In the C Corporation:  general taxes are on two levels - on the owner and on the company 

In the LLC, the levels of tax to be paid are based on the classification of the company. Unless the entrepreneur decides otherwise, the U.S. will classify a LLC as a partnership. This means that taxes are only accessed to the owner of the company. However, if the founder decides to operate his LLC as a corporation, taxes will be due on the two, or both, levels.


U.S. corporate tax (i.e. tax at the corporate level) applies here when considered a corporation at the federal level as well as with the respective state.
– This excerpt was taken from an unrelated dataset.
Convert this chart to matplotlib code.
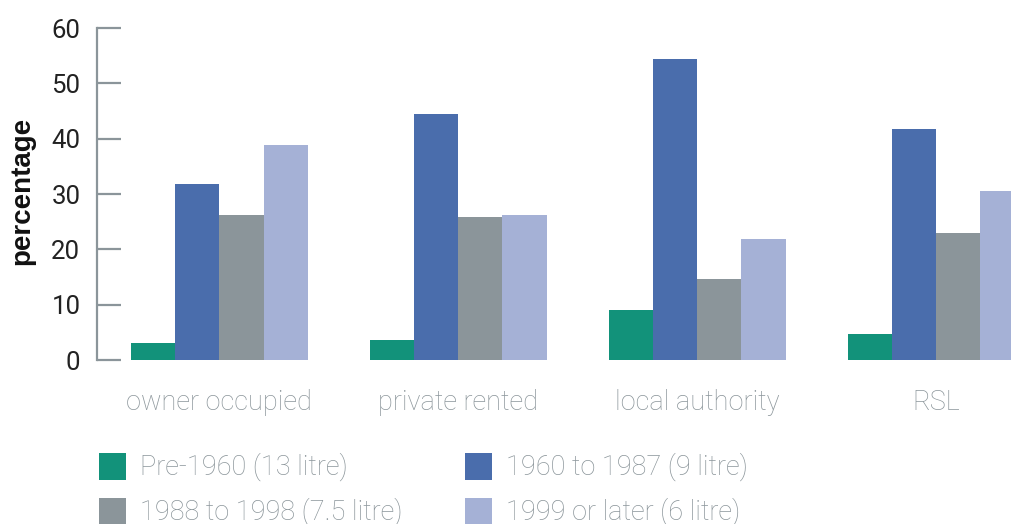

The U.S. corporate tax rate level is staggered between 15% and 35% depending on the revenues of the company. The state of Florida is currently (as of May 2011) collecting a regular tax of around 5.5% on taxable business income. These rates apply - as already described - for U.S. companies which are taxed at the corporate level.

For other types of a U.S. company, the company itself pays no taxes. The tax payable is "passed through" to the stockholders, or owners, of the company. In 2010, the individual income tax rate remained between 10% and 35% of taxable income.
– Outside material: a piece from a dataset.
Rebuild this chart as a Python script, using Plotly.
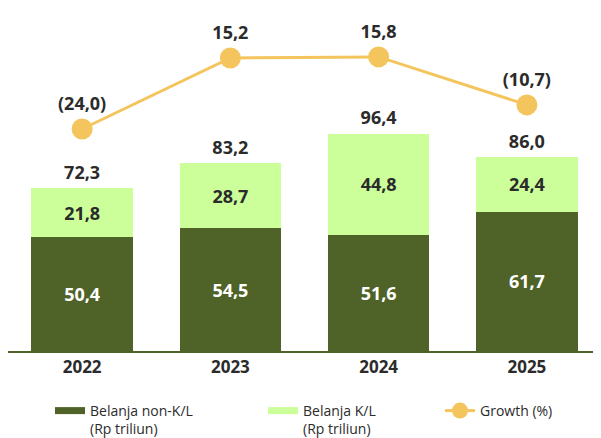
import plotly.graph_objects as go

years = ["2022", "2023", "2024", "2025"]
non_kl = [50.4, 54.5, 51.6, 61.7]
kl = [21.8, 28.7, 44.8, 24.4]
totals = [72.3, 83.2, 96.4, 86.0]
growth = [-24.0, 15.2, 15.8, -10.7]

DARK = "#4f6228"
LIGHT = "#ccff99"
GOLD = "#f4c55c"
TXT = "#2b2b2b"
FONT = "Open Sans"

W, H = 593, 430  # page body adds an 8px offset


def fmt(v):
    s = f"{abs(v):.1f}".replace(".", ",")
    return f"({s})" if v < 0 else s


fig = go.Figure()
fig.add_trace(go.Bar(
    x=years, y=non_kl, name="Belanja non-K/L", showlegend=False,
    marker=dict(color=DARK, line=dict(width=0)),
    text=[fmt(v) for v in non_kl], textposition="inside", insidetextanchor="middle",
    textfont=dict(family=FONT, size=18, color="white", weight="bold"),
    constraintext="none",
))
fig.add_trace(go.Bar(
    x=years, y=kl, name="Belanja K/L", showlegend=False,
    marker=dict(color=LIGHT, line=dict(width=0)),
    text=[fmt(v) for v in kl], textposition="inside", insidetextanchor="middle",
    textfont=dict(family=FONT, size=18, color=TXT, weight="bold"),
    constraintext="none",
))
fig.add_trace(go.Scatter(
    x=years, y=totals, mode="markers+text", showlegend=False,
    marker=dict(size=6, opacity=0), hoverinfo="skip",
    text=[fmt(v) for v in totals], textposition="top center",
    textfont=dict(family=FONT, size=18, color=TXT, weight="bold"),
))
fig.add_trace(go.Scatter(
    x=years, y=growth, mode="lines+markers+text", name="Growth (%)",
    yaxis="y2", legend="legend3",
    line=dict(color=GOLD, width=3),
    marker=dict(color=GOLD, size=21),
    text=[fmt(v) for v in growth], textposition="top center",
    textfont=dict(family=FONT, size=18, color=TXT, weight="bold"),
))
# legend-only swatches for the bar series (wide rectangles)
fig.add_trace(go.Scatter(
    x=[None], y=[None], mode="lines", name="Belanja non-K/L<br>(Rp triliun)",
    line=dict(color=DARK, width=7), legend="legend",
))
fig.add_trace(go.Scatter(
    x=[None], y=[None], mode="lines", name="Belanja K/L<br>(Rp triliun)",
    line=dict(color=LIGHT, width=7), legend="legend2",
))

leg_common = dict(
    orientation="h", xanchor="left",
    yref="container", y=0.1, yanchor="top",
    font=dict(family=FONT, size=14, color=TXT),
    valign="top", bgcolor="rgba(0,0,0,0)",
)

fig.update_layout(
    width=W, height=H,
    margin=dict(l=0, r=0, t=2, b=87),
    barmode="stack", bargap=0.314,
    paper_bgcolor="white", plot_bgcolor="white",
    separators=",.",
    font=dict(family=FONT, color=TXT),
    xaxis=dict(
        showgrid=False, showline=True, linecolor=DARK, linewidth=2,
        ticks="", tickfont=dict(family=FONT, size=17, color=TXT, weight="bold"),
        automargin=False,
    ),
    yaxis=dict(range=[0, 151.3], visible=False, showgrid=False),
    yaxis2=dict(range=[-146.6, 41.7], overlaying="y", visible=False, showgrid=False),
    legend=dict(x=42 / W, **leg_common),
    legend2=dict(x=255 / W, **leg_common),
    legend3=dict(x=432 / W, **leg_common),
    showlegend=True,
)

fig.write_html("out.html")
Taxes For Operating a LLC and a Corporation in Germany

A U.S. company founded in Florida which has no business activity in the U.S. but whose business operates in other parts of the world pays only a fee in Florida. Their revenues will, however, be taxed in the country in which they were generated.

This basic information we offer at this point does not replace comprehensive tax advice. ALTON is not allowed to give tax advice, however, we do maintain an extensive network of specialists which includes U.S. tax advisors.

  • Centralized Management and Representation: Key management and representation are the typical criteria of a German corporation. In this case the exclusive authority is vested in one or more persons and not all the shareholders of a company. This is the case for a German stock corporation. Not every shareholder is involved in the daily business of making decisions.
  • Limited Liability: A feature of the German GmbH, and also the U.S.-founded corporation is that liability is limited. An individual shareholder cannot be held liable for the debts of the company.
  • Free Transferability of Shares: Shares of the company can be transferred freely to non-shareholders is a key feature of a German corporation. The free transferability is evident, for example, in joint-stock companies.
  • Profit Allocation: The amount of the dividend that is paid out by the corporation will be decided at a Shareholders Meeting. For partnerships, one feature is that a dividend decision is based on the individual shareholders share of profits.
  • Capital Raising: While, for a corporation in Germany, there is a duty of shareholders to bring capital into the corporation, this obligation does not apply to partnerships.
  • Unlimited Life of the Company: In principle unlimited service life of a company in Germany is evidence of a corporation. Individual partners or shareholders leaving the company will not lead to the dissolution of the company. According to the Federal Ministry of Finance (BMF) for foreign companies, duration of the company is indefinite; and, under foreign corporate law, in case of death, resignation or bankruptcy of a partner; and, by resolution of the shareholders of the company, is it determined in these or similar cases if the company will continue. At this outset, and determined without further considerations, this contingency is provided for in an Operating Agreement. 
  • Profit Distribution: Nominal amounts of shares is the basis of distribution of profits for corporations (AG or GmbH). In Germany, partnerships distribute based on investment by, or the number of, individual partners. 
  • Formal incorporation Conditions: Corporations in Germany only exist if they have been entered into the Register. Partnerships exist by signing a business contract.

With regard to the points previously mentioned, Germany will evaluate your LLC in order to make its decision as to whether it will treat your LLC as a corporation or as a partnership.  Undesirable high tax burdens could be caused by different determinations made by the mentioned countries - the decision that, while your LLC is a partnership in the U.S., the German authorities determine it to be a corporation.  All efforts should be made to avoid this unfavorable determination.